Here we can see that Spring Creek meanders, but there is little floodplain, and there are prominent outcrops on both sides of the stream.  Moreover, the stream is superimposed on the structure of the Nittany Valley, largely because it does not parallel the folds of the Valley and Ridge.  This portion of Spring Creek flows in roughly a north-south direction, whereas the structures of the Nittany Valley strike roughly ENE.  This type of stream is called rejuvenated and superposed.  The idea is that a meandering stream with a broad floodplain was established 10 million years ago on an erosion surface coincident with today’s ridgetops (see stop #1).  The region was then uplifted relatively rapidly.  The meandering stream rapidly cut down, keeping its meanders, but without establishing much of a floodplain.  Another characteristic of a rejuvenated stream is that its gradient is not in balance everywhere, so rapids alternate with quiet stretches.
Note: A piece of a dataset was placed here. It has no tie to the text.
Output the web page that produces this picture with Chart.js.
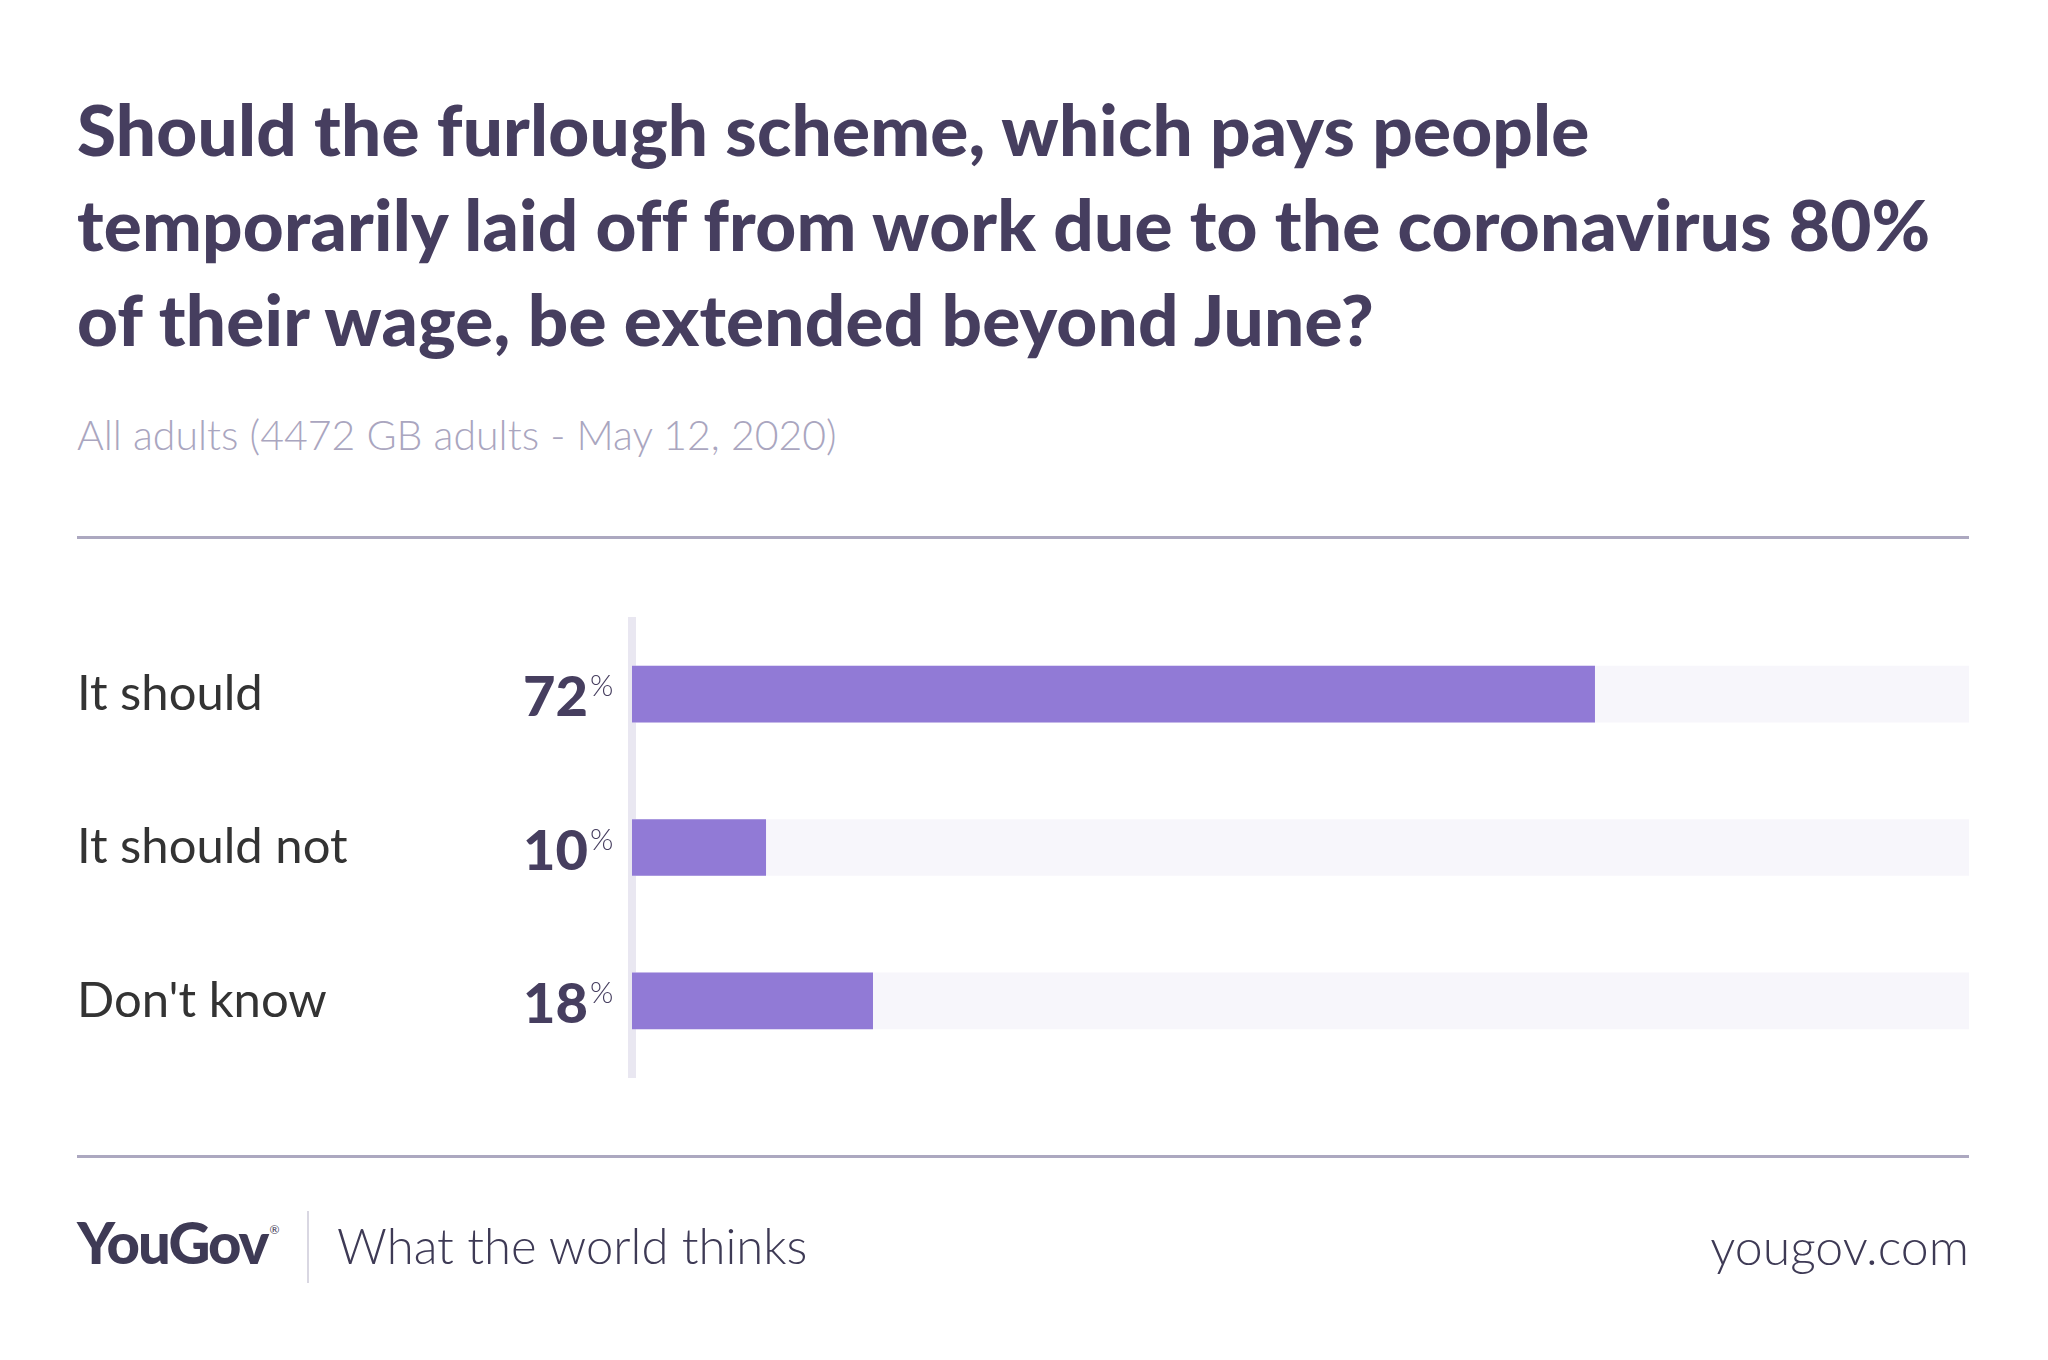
<!DOCTYPE html>
<html>
<head>
<meta charset="utf-8">
<title>Furlough scheme extension</title>
<script src="https://cdn.jsdelivr.net/npm/chart.js@4.4.1/dist/chart.umd.min.js"></script>
<style>
  html, body { margin: 0; padding: 0; background: #fff; }
  body { width: 2048px; height: 1360px; position: relative; overflow: hidden; font-family: Lato, sans-serif; }
  .abs { position: absolute; white-space: nowrap; }
  #title { left: 77px; top: 81px; font-size: 71px; font-weight: 900; line-height: 95px; color: #463e5f; letter-spacing: 0.2px; }
  #subtitle { left: 77px; top: 410px; font-size: 41px; font-weight: 300; line-height: 1.2; color: #aaa6bf; }
  .rule { position: absolute; left: 77px; width: 1892px; height: 3px; background: #aca8c0; }
  #chartBox { position: absolute; left: 0; top: 617px; width: 1969px; height: 461px; }
  #logo { left: 77px; top: 1207px; font-size: 58px; font-weight: 900; line-height: 1.2; color: #3e3a55; letter-spacing: -2px; }
  #logo sup { font-size: 12px; font-weight: 400; letter-spacing: 0; vertical-align: 30px; margin-left: 2px; }
  #divider { position: absolute; left: 307px; top: 1211px; width: 2px; height: 72px; background: #d9d7e2; }
  #tagline { left: 337px; top: 1216px; font-size: 49px; font-weight: 300; line-height: 1.2; color: #3e3a55; }
  #site { right: 79px; top: 1216px; font-size: 50px; font-weight: 300; line-height: 1.2; color: #3e3a55; }
</style>
</head>
<body>
<div id="title" class="abs">Should the furlough scheme, which pays people<br>temporarily laid off from work due to the coronavirus 80%<br>of their wage, be extended beyond June?</div>
<div id="subtitle" class="abs">All adults (4472 GB adults - May 12, 2020)</div>
<div class="rule" style="top:536px"></div>
<div id="chartBox"><canvas id="chart"></canvas></div>
<div class="rule" style="top:1155px"></div>
<div id="logo" class="abs">YouGov<sup>®</sup></div>
<div id="divider"></div>
<div id="tagline" class="abs">What the world thinks</div>
<div id="site" class="abs">yougov.com</div>

<script>
const categories = ['It should', 'It should not', "Don't know"];
const shares = [72, 10, 18];
const fullScale = [100, 100, 100];

// draws "72%" with a small raised percent sign left of the axis
const valueLabels = {
  id: 'valueLabels',
  afterDatasetsDraw(chart) {
    const ctx = chart.ctx;
    const meta = chart.getDatasetMeta(0);
    ctx.save();
    ctx.textBaseline = 'alphabetic';
    ctx.fillStyle = '#463e5f';
    meta.data.forEach((bar, i) => {
      const y = bar.y + 22;
      ctx.font = '900 56px Lato';
      ctx.textAlign = 'right';
      ctx.fillText(String(shares[i]), 588, y);
      ctx.font = '300 30px Lato';
      ctx.textAlign = 'left';
      ctx.fillText('%', 590, y - 20);
    });
    ctx.restore();
  }
};

new Chart(document.getElementById('chart'), {
  type: 'bar',
  data: {
    labels: categories,
    datasets: [
      {
        data: shares,
        backgroundColor: '#917ad6',
        barThickness: 56,
        grouped: false,
        order: 0,
      },
      {
        data: fullScale,
        backgroundColor: '#f7f6fb',
        barThickness: 56,
        grouped: false,
        order: 1,
      },
    ],
  },
  options: {
    indexAxis: 'y',
    responsive: true,
    maintainAspectRatio: false,
    animation: false,
    layout: { padding: { left: 77, right: 0, top: 0, bottom: 0 } },
    plugins: {
      legend: { display: false },
      tooltip: { enabled: false },
    },
    scales: {
      x: { min: 0, max: 100, display: false },
      y: {
        grid: { display: false },
        border: { color: '#e9e7f1', width: 8 },
        ticks: {
          crossAlign: 'far',
          padding: 0,
          color: '#333333',
          font: { family: 'Lato', size: 49, weight: '400', lineHeight: 0.02 },
        },
        afterFit(scale) { scale.width = 555; },
      },
    },
  },
  plugins: [valueLabels],
});
</script>
</body>
</html>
     The Susquehanna River north of Harrisburg is spectacularly superposed on, and cuts through, a series of ridges.  The Susquehanna, although wide and shallow, really has very little floodplain at Harrisburg.

     The Spring Creek Canyon is best developed east of here, on Rockview SCI land.  It supports a microecology with lush plant and animal life, now seen only by a few.  This land is scheduled to be donated to a governmental or educational entity and made available to the public.


Topographic map of Spring Creek on Rockview SCI property, east of Stop #4.  Note the meanders and the very narrow floodplain.